Swisher was born in Columbus, Ohio, grew up just across the Ohio state line in Parkersburg, W. Va., and played ball at Ohio State. So for him, this is a homecoming, of sorts. Swisher's dad, Steve, a former big league catcher who managed the then-29-year-old Francona at Colorado Springs in the Pacific Coast League in 1988. So there are long-standing ties.
"I was just a baby when I met Tito," said Swisher, who was 7 then and is 32 today. "That's how far we go back."
Francona also had a hand in wooing Reynolds, who was pursued by the Yankees to play third base back in December, when it became evident that Alex Rodriguez was going to miss a sizable portion of the 2013 season as he recovers from left hip surgery. With the Orioles, Reynolds destroyed Yankees pitching last season, collecting seven homers and 14 RBIs, most of which came as the two teams battled for the AL East title in September. The Yankees clinched on the next-to-last day of the regular season and vanquished Baltimore in a five-game AL Division Series.
Reynolds, who came up in the D-backs organization and still lives in the Phoenix area, said that attending Spring Training in Arizona was one of the reasons he didn't sign with a Yankees club that instead signed Kevin Youkilis. Reynolds signed a one-year, $6 million deal with Cleveland.
"Two years in Florida were enough," said Reynolds, whom the D-backs traded to Baltimore after the 2010 season.

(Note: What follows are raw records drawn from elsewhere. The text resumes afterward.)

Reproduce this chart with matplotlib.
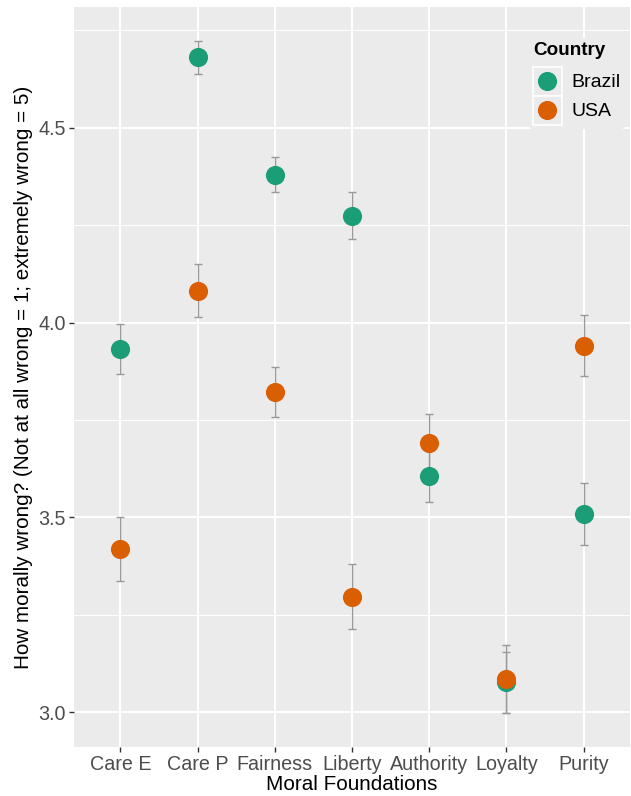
import matplotlib
matplotlib.use("Agg")
import matplotlib.pyplot as plt
from matplotlib.legend_handler import HandlerBase
from matplotlib.patches import Rectangle
from matplotlib.lines import Line2D
import numpy as np

plt.rcParams['font.family'] = ['Liberation Sans', 'DejaVu Sans']

categories = ["Care E", "Care P", "Fairness", "Liberty", "Authority", "Loyalty", "Purity"]
countries = ["Brazil", "USA"]
brazil_mean = [3.932, 4.681, 4.380, 4.274, 3.605, 3.077, 3.508]
brazil_err = [0.064, 0.042, 0.044, 0.060, 0.066, 0.078, 0.080]
usa_mean = [3.418, 4.082, 3.821, 3.296, 3.692, 3.085, 3.941]
usa_err = [0.082, 0.069, 0.064, 0.083, 0.073, 0.087, 0.079]
colors = {"Brazil": "#1B9E77", "USA": "#D95F02"}
yticks = [3.0, 3.5, 4.0, 4.5]
yminor = [3.25, 3.75, 4.25, 4.75]

W, H = 631, 796
fig = plt.figure(figsize=(W / 100, H / 100), dpi=100)
ax = fig.add_axes([74 / W, 1 - 746.5 / H, (630 - 74) / W, (746.5 - 7.3) / H])
ax.set_facecolor("#EBEBEB")
for s in ax.spines.values():
    s.set_visible(False)

x = np.arange(1, len(categories) + 1)
series = {"Brazil": (brazil_mean, brazil_err), "USA": (usa_mean, usa_err)}

# grid
for yv in yminor:
    ax.axhline(yv, color="white", lw=0.75, zorder=0)
for yv in yticks:
    ax.axhline(yv, color="white", lw=1.45, zorder=0)
for xv in x:
    ax.axvline(xv, color="white", lw=1.45, zorder=0)

for c in countries:
    m, e = series[c]
    ax.errorbar(x, m, yerr=e, fmt="none", ecolor="#999999", elinewidth=1.0,
                capsize=3.1, capthick=1.0, zorder=2)
handles = []
for c in countries:
    m, e = series[c]
    h, = ax.plot(x, m, "o", color=colors[c], ms=13.8, mew=0, zorder=3, label=c)
    handles.append(h)

lo = min(min(np.array(brazil_mean) - brazil_err), min(np.array(usa_mean) - usa_err))
hi = max(max(np.array(brazil_mean) + brazil_err), max(np.array(usa_mean) + usa_err))
pad = (hi - lo) * 0.05
ax.set_ylim(lo - pad, hi + pad)
ax.set_xlim(0.4, len(categories) + 0.6)
ax.set_xticks(x)
ax.set_xticklabels(categories)
ax.set_yticks(yticks)
ax.set_yticklabels([f"{v:.1f}" for v in yticks])
ax.tick_params(axis="both", colors="#333333", length=3.5, width=1.0, labelsize=14.2,
               labelcolor="#4D4D4D", pad=2.5)
ax.set_xlabel("Moral Foundations", fontsize=14.9, color="black", labelpad=1)
ax.set_ylabel("How morally wrong? (Not at all wrong = 1; extremely wrong = 5)",
              fontsize=14.9, color="black", labelpad=4)


class KeyHandler(HandlerBase):
    def create_artists(self, legend, orig_handle, xdescent, ydescent, width, height, fontsize, trans):
        rect = Rectangle((-xdescent, -ydescent), width, height, facecolor="#EBEBEB",
                         edgecolor="white", lw=1.2, transform=trans)
        pt = Line2D([width / 2 - xdescent], [height / 2 - ydescent], marker="o", ms=13.8,
                    mew=0, color=orig_handle.get_color(), transform=trans, linestyle="none")
        return [rect, pt]


leg = ax.legend(handles=handles, labels=countries, title="Country",
                handler_map={Line2D: KeyHandler(xpad=0, ypad=0)},
                loc="upper left", bbox_to_anchor=(529 / W, 1 - 38 / H),
                bbox_transform=fig.transFigure,
                fontsize=14, title_fontsize=13.6, frameon=True,
                facecolor="#EBEBEB", edgecolor="none", framealpha=1,
                handlelength=1.5, handleheight=1.93, labelspacing=0.0,
                handletextpad=0.5, borderpad=0.2, borderaxespad=0)
leg.get_title().set_fontweight("bold")
leg._legend_box.align = "left"
leg._legend_box.sep = 5.5
leg.set_zorder(5)

fig.savefig("out.png", dpi=100)
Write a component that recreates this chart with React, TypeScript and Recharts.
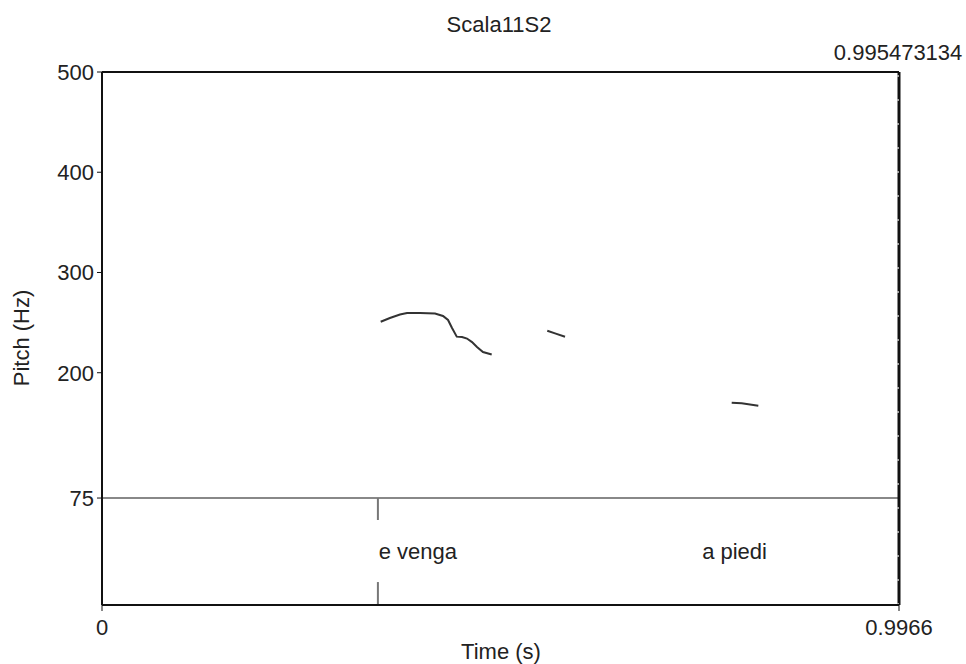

And then again, there was Francona.
"A lot of it has to do with Tito," Reynolds said of the man who is nicknamed after his father, another former Major Leaguer. "Calling me and really telling me about his plan, his vision, he said when I signed, 'Trust me, we're not done.'" No kidding. We got Swish and Mikey Bourn and [Trevor] Bauer. We got some good pieces. I'm just real excited about what this team can accomplish."
For his part, Francona said he doesn't deserve all that much of the credit for the signings of Swisher and Reynolds.
"I've known Swish for a long time," Francona said. "But sitting here taking too much credit would be inappropriate. It wouldn't be correct. I'd say we've had a good team effort this winter."
In a turnaround aided by an influx of new revenue, the Indians have turned over nearly half of their 40-man roster since the end of last season. And that doesn't include Bourn and veterans Jason Giambi and Daisuke Matsuzaka, who were both recently signed to Minor League contracts and invited to camp. Matsuzaka arrived on Tuesday.
In late December, the Indians sold their own regional sports network to FOX for a sum reported to be worth $230 million and an additional rights fee reportedly worth $400 million over the next 20 years. And that doesn't include the new national TV contract Major League Baseball signed last year with FOX and Turner Sports that will bring $12.4 billion into the collective coffers through 2021.
Add right-hander Brett Myers, whom the Indians signed to a one-year, $7 million contract, and it's no wonder they were able to sign four free agents this offseason for a total of $117 million, a heretofore unheard of amount of money for this franchise.
Francona, though, said spending wasn't a big part of the equation when he signed a four-year contract in October.
"I never even asked," Francona said. "I told [general manager] Chris [Antonetti] during the interview process that whatever path we took, I'd do my best to make us the best team. Through their hard work, things have progressed one after another. It's been a very exciting offseason."
Now, the Indians have to let it all play out. And everyone has to get used to Swisher and Francona wearing the same uniform.